Orwell tem suas três superpotências voluntariamente renunciando de suas armas nucleares e, só para garantir, tais bombas nunca mais foram usadas em guerra desde 1945. Isto, no entanto, talvez seja o caso pois as únicas potências com grande arsenal nuclear, os EUA e a URSS tem evitado guerra entre si. Se tivesse havido guerra, é extremamente duvidoso que um dos dois lados não teria finalmente tido a necessidade de apertar o botão. A esse respeito, Orwell nunca esteve mais distante da realidade.
Londres eventualmente sofre, no entanto, um bombardeio, cuja descrição soa muito como as velhas armas V-1 ou V-2 de 1944, e seus escombros, muito como o restolho de 1945. Orwell não consegue diferenciar 1984 de 1944 nesse respeito.
Orwell, aliás, deixa claro que, até 1984, o comunismo universal das três superpotências sufocaram a ciência e a reduziram à inutilidade, exceto em áreas vitais à guerra. Não há questionamento do porquê, apenas as nações tem mais vontade de investir em ciência quando a guerra é a aplicação em vista, mas, infelizmente, não há distinção entre guerra e paz quando se trata da aplicação das tecnologias em questão.

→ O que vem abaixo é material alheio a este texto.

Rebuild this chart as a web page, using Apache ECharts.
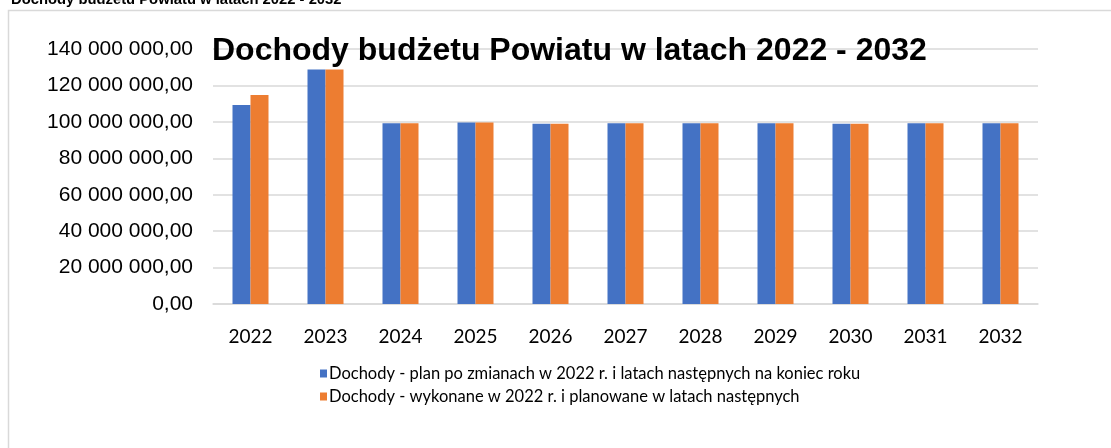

A ciência é uma unidade e tudo nela pode, em tese, ser usado para guerra e destruição. A ciência, portanto, não foi sufocada pela guerra, mas continua seu progresso, seja nos EUA, Europa Ocidental, no Japão, seja na URSS ou na China. Os avanços científicos são incontáveis, mas pense nos lasers e computadores que são invenções guerra e verá um sem número de aplicações pacíficas dessas tecnologias.
Em resumo: George Orwell, em 1984, estava empenhado numa rixa pessoal com o Stalinismo, ao invés de tentar prever o futuro. Ele não tinha a aptidão de ficcionista científico para prever um futuro plausível e, na verdade, em quase tudo, o mundo de 1984, pouco tem a ver com o mundo real da década de 80.
O mundo pode se tornar comunista, senão em 1984, num futuro próximo; ou a civilização pode muito bem ser destruída. Se isto acontecer, no entanto, será de uma forma tão diferente da retratada em 1984 que, se tentarmos prevenir qualquer um dos dois resultados baseando-nos neste livro, estaremos nos defendendo dos ataques de forma equivocada e seremos derrotados.